Answer:
1) The polynomials [tex]p_{1}(t) = 1 +t^{2}[/tex] and [tex]p_{2}(t) = 1-t^{2}[/tex] are linearly independient, 2) The polynomials [tex]p_{1}(t) = 2\cdot t +t^{2}[/tex] and [tex]p_{2}(t) = 1+t[/tex] are linearly independent, 3) The polynomials [tex]p_{1}(t) = 2\cdot t - 4\cdot t^{2}[/tex] and [tex]p_{2}(t) = 6\cdot t^{2}-3\cdot t[/tex] are linearly dependent.
Step-by-step explanation:
A set is linearly independent if and only if the sum of elements satisfy the following conditions:
[tex]\Sigma_{i=0}^{n} \alpha_{i} \cdot u_{i} = 0[/tex]
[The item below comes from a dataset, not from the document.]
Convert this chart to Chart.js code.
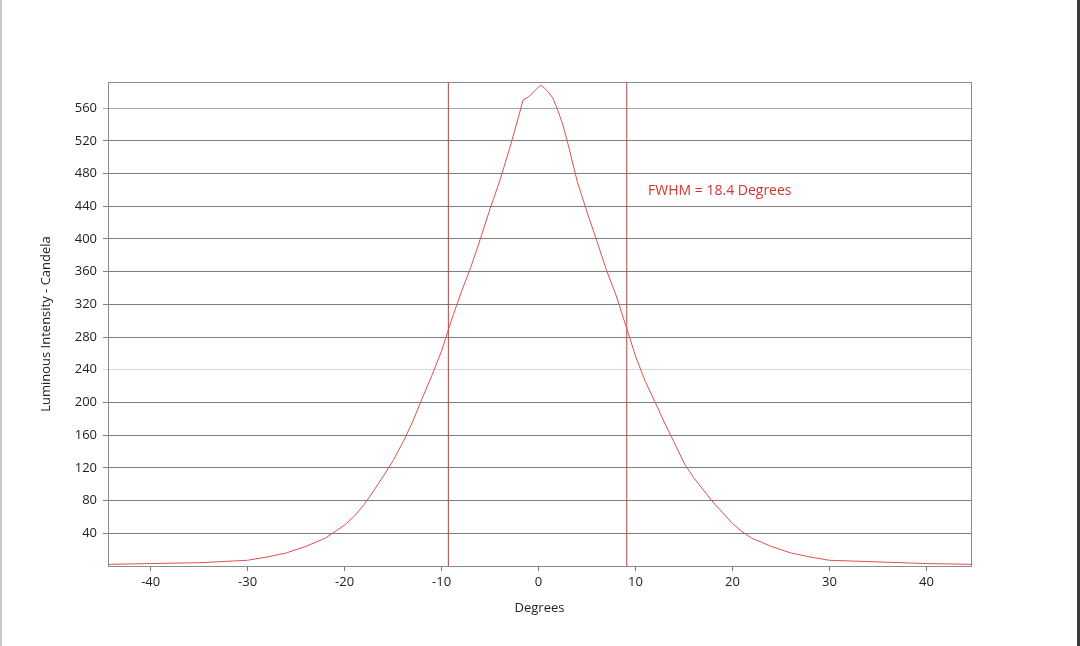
<!DOCTYPE html>
<html>
<head>
<meta charset="utf-8">
<script src="https://cdn.jsdelivr.net/npm/chart.js@4/dist/chart.umd.min.js"></script>
<style>
  html, body { margin: 0; padding: 0; background: #fff; }
  #wrap { position: relative; width: 1080px; height: 646px; }
  #wrap::before { content: ""; position: absolute; left: 0; top: 0; width: 2px; height: 646px; background: #c8c8c8; }
  #wrap::after { content: ""; position: absolute; right: 0; top: 0; width: 3px; height: 646px; background: #3a3a3a; }
  canvas { display: block; }
</style>
</head>
<body>
<div id="wrap"><canvas id="c" width="1080" height="646"></canvas></div>
<script>
// ---- Data ----
const degrees = [-44.4, -40, -35, -30, -28, -26, -24, -22, -21, -20, -19, -18, -17, -16, -15, -14, -13, -12, -11, -10, -9, -8, -7, -6, -5, -4, -3, -2, -1.6, -1, -0.5, 0, 0.3, 1, 1.5, 2, 2.5, 3, 4, 5, 6, 7, 8, 9, 10, 11, 12, 13, 14, 15, 16, 17, 18, 19, 20, 21, 22, 24, 26, 28, 30, 35, 40, 44.6];
const candela = [2, 3, 4, 7, 11, 16, 24, 34, 42, 50, 61, 75, 92, 110, 129, 151, 176, 205, 233, 263, 300, 334, 365, 400, 437, 471, 510, 552, 570, 574, 580, 586, 588, 580, 572, 557, 540, 518, 470, 433, 398, 362, 331, 294, 257, 226, 201, 175, 151, 126, 108, 93, 78, 65, 52, 42, 34, 24, 16, 11, 7, 5, 3, 2];
const fwhmLeft = -9.3;
const fwhmRight = 9.1;
const fwhmLabel = "FWHM = 18.4 Degrees";
const fwhmLabelPos = [11.3, 459];
const xTicks = [-40, -30, -20, -10, 0, 10, 20, 30, 40];
const yTicks = [40, 80, 120, 160, 200, 240, 280, 320, 360, 400, 440, 480, 520, 560];
const xRange = [-44.4, 44.6];
const yRange = [0, 592];
const xTitle = "Degrees";
const yTitle = "Luminous Intensity - Candela";

const FONT = "'Open Sans', 'DejaVu Sans', sans-serif";

const frame = {
  id: 'frame',
  afterDatasetsDraw(chart) {
    const {ctx, chartArea: a, scales} = chart;
    ctx.save();
    ctx.strokeStyle = '#8a8a8a';
    ctx.lineWidth = 1;
    ctx.strokeRect(Math.round(a.left) + 0.5, Math.round(a.top) + 0.5, Math.round(a.right - a.left), Math.round(a.bottom - a.top));
    ctx.fillStyle = '#d9332f';
    ctx.font = "14px " + FONT;
    ctx.textBaseline = 'middle';
    ctx.textAlign = 'left';
    ctx.fillText(fwhmLabel, scales.x.getPixelForValue(fwhmLabelPos[0]), scales.y.getPixelForValue(fwhmLabelPos[1]));
    ctx.restore();
  }
};

new Chart(document.getElementById('c'), {
  type: 'scatter',
  data: {
    datasets: [
      {
        data: degrees.map((d, i) => ({x: d, y: candela[i]})),
        showLine: true, borderColor: '#e05050', borderWidth: 1, pointRadius: 0, tension: 0, fill: false
      },
      {
        data: [{x: fwhmLeft, y: yRange[0]}, {x: fwhmLeft, y: yRange[1]}],
        showLine: true, borderColor: '#b04545', borderWidth: 1, pointRadius: 0
      },
      {
        data: [{x: fwhmRight, y: yRange[0]}, {x: fwhmRight, y: yRange[1]}],
        showLine: true, borderColor: '#b04545', borderWidth: 1, pointRadius: 0
      }
    ]
  },
  options: {
    responsive: false,
    animation: false,
    events: [],
    layout: { padding: { left: 34, right: 109, top: 82, bottom: 26 } },
    plugins: { legend: { display: false }, tooltip: { enabled: false } },
    scales: {
      x: {
        type: 'linear', min: xRange[0], max: xRange[1],
        afterBuildTicks: s => { s.ticks = xTicks.map(v => ({value: v})); },
        afterFit: s => { s.height = 54; },
        grid: { drawOnChartArea: false, drawTicks: true, tickLength: 5, color: '#777' },
        border: { color: '#8a8a8a' },
        ticks: { color: '#222', font: { family: FONT, size: 13 }, padding: 3, maxRotation: 0 },
        title: { display: true, text: xTitle, color: '#222', font: { family: FONT, size: 13 }, padding: { top: 6, bottom: 4 } }
      },
      y: {
        type: 'linear', min: yRange[0], max: yRange[1],
        afterBuildTicks: s => { s.ticks = yTicks.map(v => ({value: v})); },
        afterFit: s => { s.width = 74; },
        grid: {
          drawTicks: true, tickLength: 5,
          color: c => (c.tick && c.tick.value === 240) ? '#d6d6d6' : (c.tick && c.tick.value === 560 ? '#a8a8a8' : '#7e7e7e')
        },
        border: { color: '#8a8a8a' },
        ticks: { color: '#222', font: { family: FONT, size: 13 }, padding: 6 },
        title: { display: true, text: yTitle, color: '#222', font: { family: FONT, size: 13 }, padding: { top: 4, bottom: 4 } }
      }
    }
  },
  plugins: [frame]
});
</script>
</body>
</html>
[tex]\alpha_{0} = \alpha_{1} =...=\alpha_{i} = 0[/tex]
1) The set of elements form the following sum:
[tex]\alpha_{1}\cdot p_{1}(t)+\alpha_{2}\cdot p_{2}(t) = 0[/tex]
[tex]\alpha_{1}\cdot (1+t^{2})+\alpha_{2}\cdot (1-t^{2}) = 0[/tex]
[tex](\alpha_{1}+\alpha_{2})\cdot (1) +(\alpha_{1}-\alpha_{2})\cdot t^{2} = 0[/tex]
From definition this system of equations must be satisfied:
[tex]\alpha_{1} + \alpha_{2} = 0[/tex] Eq. 1
[tex]\alpha_{1}-\alpha_{2} = 0[/tex] Eq. 2
From Eq. 2:
[tex]\alpha_{1} = \alpha_{2}[/tex]
In Eq. 1:
[tex]2\cdot \alpha_{1} =0[/tex]
[tex]\alpha_{1} = 0[/tex]
[tex]\alpha_{2} = 0[/tex]
The polynomials [tex]p_{1}(t) = 1 +t^{2}[/tex] and [tex]p_{2}(t) = 1-t^{2}[/tex] are linearly independient.
2) The set of elements form the following sum:
[tex]\alpha_{1}\cdot p_{1}(t)+\alpha_{2}\cdot p_{2}(t) = 0[/tex]
[tex]\alpha_{1}\cdot (2\cdot t+t^{2})+\alpha_{2}\cdot (1+t) = 0[/tex]
[tex]\alpha_{2}\cdot (1) +(2\cdot \alpha_{1}+\alpha_{2})\cdot t +\alpha_1 \cdot t^{2} = 0[/tex]
From definition this system of equations must be satisfied:
[tex]\alpha_{2} = 0[/tex]
[tex]2\cdot \alpha_{1}+\alpha_{2} = 0[/tex]
[tex]\alpha_{1} = 0[/tex]
The polynomials [tex]p_{1}(t) = 2\cdot t +t^{2}[/tex] and [tex]p_{2}(t) = 1+t[/tex] are linearly independent.
3) The set of elements form the following sum:
[tex]\alpha_{1}\cdot p_{1}(t)+\alpha_{2}\cdot p_{2}(t) = 0[/tex]
[tex]\alpha_{1}\cdot (2\cdot t-4\cdot t^{2})+\alpha_{2}\cdot (6\cdot t^{2}-3\cdot t) = 0[/tex]
[tex](2\cdot \alpha_{1}-3\cdot \alpha_{2})\cdot t + (-4\cdot \alpha_{1}+6\cdot \alpha_{2})\cdot t^{2} = 0[/tex]
From definition this system of equations must be satisfied:
[tex]2\cdot \alpha_{1}-3\cdot \alpha_{2} = 0[/tex] (Eq. 1)
[tex]-4\cdot \alpha_{1}+6\cdot \alpha_{2} =0[/tex] (Eq. 2)
It is easy to find that each coefficient is multiple of the other one, that is:
[tex]\alpha_{1} =\frac{3}{2}\cdot \alpha_{2}[/tex] (From Eq. 1)
[tex]\alpha_{1} = \frac{6}{4}\cdot \alpha_{2}[/tex] (From Eq. 2)
[tex]\alpha_{1} = \frac{3}{2}\cdot \alpha_{2}[/tex]
Which means that polynomials [tex]p_{1}(t) = 2\cdot t - 4\cdot t^{2}[/tex] and [tex]p_{2}(t) = 6\cdot t^{2}-3\cdot t[/tex] are linearly dependent.